Furthermore, Abelson and Thomas say "insurance companies are canceling millions of individual plans that fail to meet minimum standards," up from the "hundreds of thousands" estimated by Weisman and Pear on Tuesday. In other words, according to the Times, it is indisputable that Obama broke his promise and that millions of Americans are bearing the consequences.
That seems clearly accurate to me, but yesterday Obama implicitly argued that it's not:
If you had one of these substandard plans before the Affordable Care Act became law and you really liked that plan, you're able to keep it. That's what I said when I was running for office. That was part of the promise we made. But ever since the law was passed, if insurers decided to downgrade or cancel these substandard plans, what we said under the law is you've got to replace them with quality, comprehensive coverage—because that, too, was a central premise of the Affordable Care Act from the very beginning.

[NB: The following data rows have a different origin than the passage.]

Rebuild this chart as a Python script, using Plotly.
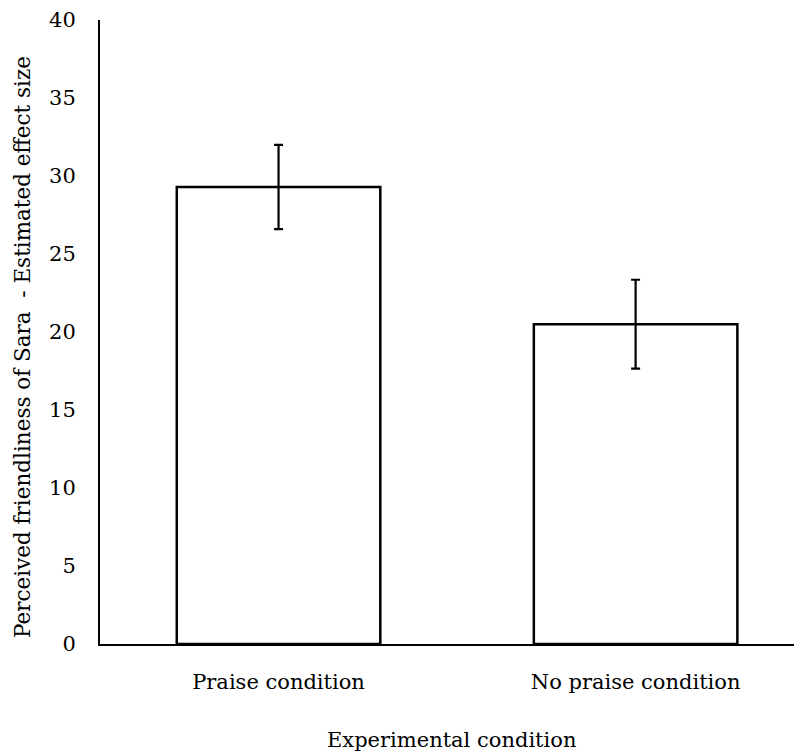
import plotly.graph_objects as go

categories = ["Praise condition", "No praise condition"]
values = [29.3, 20.5]
errors = [2.7, 2.85]
y_ticks = [0, 5, 10, 15, 20, 25, 30, 35, 40]

font = "DejaVu Serif, Liberation Serif, serif"
fs = 21
# page body has an 8px margin, so work in figure coords offset by 8
OFF = 8
W, H = 802 - OFF, 754 - OFF
left, top, bottom_y = 100 - OFF, 20 - OFF, 644 - OFF
plot_h = bottom_y - top
plot_w = W - left

fig = go.Figure()
fig.add_trace(go.Bar(
    x=categories, y=values, width=0.57,
    marker=dict(color="white", line=dict(color="black", width=2.5)),
    error_y=dict(type="data", array=errors, visible=True, color="black", thickness=2.2, width=4.5),
))

fig.update_layout(
    width=W, height=H,
    margin=dict(l=left, r=0, t=top, b=H - bottom_y, autoexpand=False),
    plot_bgcolor="white", paper_bgcolor="white",
    showlegend=False,
    font=dict(family=font, size=fs, color="black"),
    xaxis=dict(
        range=[-0.5, 1.466], showline=True, linecolor="black", linewidth=2,
        ticks="", showgrid=False, ticklabelstandoff=18,
        tickfont=dict(family=font, size=fs, color="black"),
    ),
    yaxis=dict(
        range=[0, 40], tickvals=y_ticks, showline=True, linecolor="black", linewidth=2,
        ticks="", showgrid=False, zeroline=False, ticklabelstandoff=18,
        tickfont=dict(family=font, size=fs, color="black"),
    ),
    annotations=[
        dict(text="Experimental condition", xref="paper", yref="paper",
             x=0.5, y=-(740 - 644) / plot_h, xanchor="center", yanchor="middle",
             showarrow=False, font=dict(family=font, size=fs, color="black")),
        dict(text="Perceived friendliness of Sara  - Estimated effect size", xref="paper", yref="paper",
             x=-(100 - 22) / plot_w, y=(644 - 347) / plot_h, xanchor="center", yanchor="middle", textangle=-90,
             showarrow=False, font=dict(family=font, size=fs + 0.5, color="black")),
    ],
)

fig.write_html("out.html")
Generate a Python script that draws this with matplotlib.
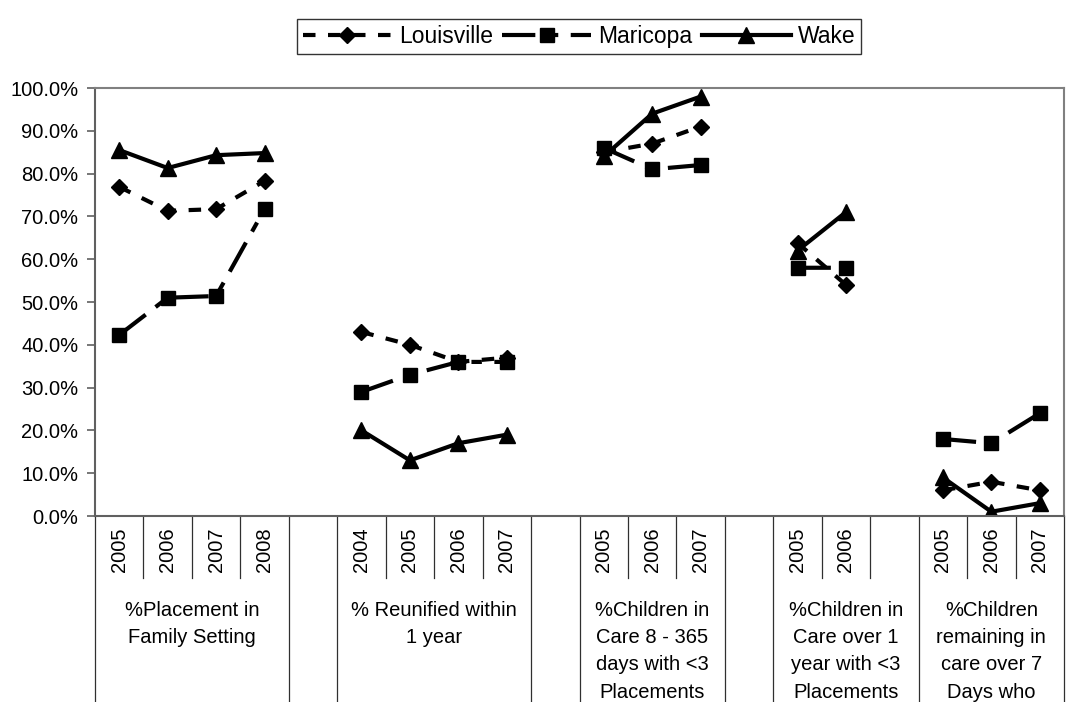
import numpy as np
import matplotlib
matplotlib.use('Agg')
from matplotlib import pyplot as plt
from matplotlib.ticker import FuncFormatter

plt.rcParams['font.family'] = ['Liberation Sans', 'DejaVu Sans']

nan = np.nan

# one entry per category slot on the x axis ('' = blank slot)
years = ['2005', '2006', '2007', '2008', '',
         '2004', '2005', '2006', '2007', '',
         '2005', '2006', '2007', '',
         '2005', '2006', '',
         '2005', '2006', '2007']
# which outer group every slot belongs to (None = separator slot)
slot_group = [0, 0, 0, 0, None,
              1, 1, 1, 1, None,
              2, 2, 2, None,
              3, 3, 3,
              4, 4, 4]
group_names = ['%Placement in\nFamily Setting',
               '% Reunified within\n1 year',
               '%Children in\nCare 8 - 365\ndays with <3\nPlacements',
               '%Children in\nCare over 1\nyear with <3\nPlacements',
               '%Children\nremaining in\ncare over 7\nDays who']

louisville = [76.9, 71.3, 71.7, 78.3, nan, 43, 40, 36, 37, nan,
              85, 87, 91, nan, 63.8, 54, nan, 6, 8, 6]
maricopa = [42.3, 51, 51.4, 71.7, nan, 29, 33, 36, 36, nan,
            86, 81, 82, nan, 58, 58, nan, 18, 17, 24]
wake = [85.5, 81.3, 84.3, 84.8, nan, 20, 13, 17, 19, nan,
        84, 94, 98, nan, 62, 71, nan, 9, 1, 3]

W, H = 1066, 702
fig = plt.figure(figsize=(W / 100, H / 100), dpi=100)
left, right, top, bottom = 95, 1064, 88, 516
ax = fig.add_axes([left / W, 1 - bottom / H, (right - left) / W, (bottom - top) / H])

x = np.arange(len(years))
lw = 3.0
ax.plot(x, louisville, color='black', lw=lw, dashes=(3, 3), marker='D', ms=8.5,
        label='Louisville')
ax.plot(x, maricopa, color='black', lw=lw, dashes=(8, 3, 2.5, 3), marker='s', ms=10,
        label='Maricopa')
ax.plot(x, wake, color='black', lw=lw, marker='^', ms=11.5, label='Wake')

ax.set_xlim(-0.5, len(years) - 0.5)
ax.set_ylim(0, 100)
ax.set_yticks(np.arange(0, 101, 10))
ax.yaxis.set_major_formatter(FuncFormatter(lambda v, p: '%.1f%%' % v))
ax.tick_params(axis='y', labelsize=14.5, length=6, width=1.2, color='#606060', pad=6)
ax.set_xticks([])
for s in ax.spines.values():
    s.set_color('#808080')
    s.set_linewidth(1.5)
ax.spines['bottom'].set_color('#606060')
ax.spines['left'].set_color('#606060')

# multi-level category axis below the plot
tr = ax.get_xaxis_transform()
px = bottom - top
short_y = -(578 - bottom) / px
tall_y = -(H - bottom) / px
n = len(years)
for k in range(n + 1):
    prev = slot_group[k - 1] if k > 0 else 'edge'
    cur = slot_group[k] if k < n else 'edge'
    y0 = tall_y if prev != cur else short_y
    ax.plot([k - 0.5, k - 0.5], [0, y0], color='#303030', lw=0.9,
            transform=tr, clip_on=False)

for k, yr in enumerate(years):
    if yr:
        ax.text(k, -(550 - bottom) / px, yr, rotation=90, ha='center', va='center',
                fontsize=14.5, transform=tr)

for g, name in enumerate(group_names):
    idx = [k for k, sg in enumerate(slot_group) if sg == g]
    ax.text((idx[0] + idx[-1]) / 2, -(601 - bottom) / px, name, ha='center', va='top',
            fontsize=14.5, linespacing=1.55, transform=tr)

leg = fig.legend(loc='upper center', bbox_to_anchor=(579 / W, 1 - 8 / H), ncol=3,
                 fontsize=16.5, frameon=True, fancybox=False, edgecolor='black',
                 handlelength=3.9, handletextpad=0.3, columnspacing=0.4,
                 borderpad=0.25, numpoints=1)
leg.get_frame().set_linewidth(1.0)

fig.savefig('out.png', dpi=100)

Note that "substandard" means "below the standard I have set," which is another way of saying that you may like your health plan but the president does not. Still, Obama is not claiming that his personal distaste for your health insurance choices is enough to void his guarantee. Instead he is retroactively adding a caveat to his promise: If you like your plan, you can keep your plan—provided it is exactly the same as the coverage you had before the law took effect. If any of the terms have changed, all bets are off.
It will be illuminating to see whether the Times and other news outlets dignify this Clintonesque evasion by presenting it as a plausible alternative to the view that Obama has not delivered what he said he would. As Welch observed, "You can subject the policy and politics of Obamacare to truth-scans, or you can carry water for the president. You cannot do both, at least without a laugh track."